EXERCISE AIM:
Retype every line from the start of the data down to and including the line with "import * as". Skip the pictures.

-*-*-

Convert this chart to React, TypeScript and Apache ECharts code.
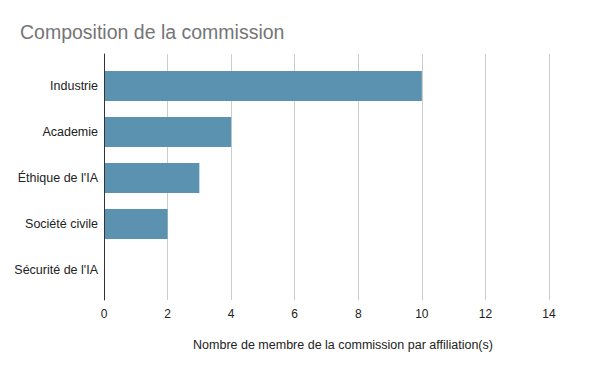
import React, { useEffect, useRef } from "react";
import * as echarts from "echarts";

const categories = ["Industrie", "Academie", "Éthique de l'IA", "Société civile", "Sécurité de l'IA"];
const values = [10, 4, 3, 2, 0];
const xTicks = [0, 2, 4, 6, 8, 10, 12, 14];
const title = "Composition de la commission";
const xAxisTitle = "Nombre de membre de la commission par affiliation(s)";

export default function App() {
  const ref = useRef<HTMLDivElement>(null);
  useEffect(() => {
    if (!ref.current) return;
    const chart = echarts.init(ref.current, undefined, { renderer: "svg" });
    const font = "Arial, 'Liberation Sans', sans-serif";
    const xMin = xTicks[0];
    const xMax = xTicks[xTicks.length - 1];
    chart.setOption({
      animation: false,
      backgroundColor: "#ffffff",
      textStyle: { fontFamily: font },
      title: {
        text: title,
        left: 15,
        top: 17,
        textStyle: { fontFamily: font, fontSize: 19.5, fontWeight: "normal", color: "#757575" },
      },
      grid: [
        { left: 104, right: 51, top: 54, bottom: 71, containLabel: false },
        { left: 104, right: 51, top: 63, bottom: 78, containLabel: false },
      ],
      xAxis: [
        {
          type: "value",
          gridIndex: 0,
          min: xMin,
          max: xMax,
          interval: 2,
          axisLine: { show: false },
          axisTick: { show: false },
          axisLabel: { color: "#222", fontSize: 12, margin: 8, fontFamily: font },
          splitLine: { show: true, lineStyle: { color: "#cccccc", width: 1 } },
        },
        {
          type: "value",
          gridIndex: 1,
          min: xMin,
          max: xMax,
          interval: 2,
          show: false,
          splitLine: { show: false },
        },
      ],
      yAxis: [
        {
          type: "value",
          gridIndex: 0,
          min: 0,
          max: 1,
          axisLine: { show: true, lineStyle: { color: "#333", width: 1 } },
          axisTick: { show: false },
          axisLabel: { show: false },
          splitLine: { show: false },
          z: 4,
        },
        {
          type: "category",
          gridIndex: 1,
          data: categories,
          inverse: true,
          axisLine: { show: false },
          axisTick: { show: false },
          axisLabel: { color: "#222", fontSize: 12.5, margin: 6, fontFamily: font },
          splitLine: { show: false },
        },
      ],
      series: [
        {
          type: "bar",
          xAxisIndex: 1,
          yAxisIndex: 1,
          data: values,
          barWidth: "65%",
          itemStyle: { color: "#5a92b0" },
          z: 3,
        },
      ],
      graphic: [
        {
          type: "text",
          x: 343,
          y: 345,
          style: {
            text: xAxisTitle,
            fill: "#222",
            font: "12.5px " + font,
            textAlign: "center",
            textVerticalAlign: "middle",
          },
        },
      ],
    });
    return () => chart.dispose();
  }, []);
  return <div ref={ref} style={{ width: 600, height: 371, position: "absolute", left: 0, top: 0 }} />;
}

-*-*-

CORRECT OUTPUT:
Convert this chart to React, TypeScript and Apache ECharts code.
import React, { useEffect, useRef } from "react";
import * as echarts from "echarts";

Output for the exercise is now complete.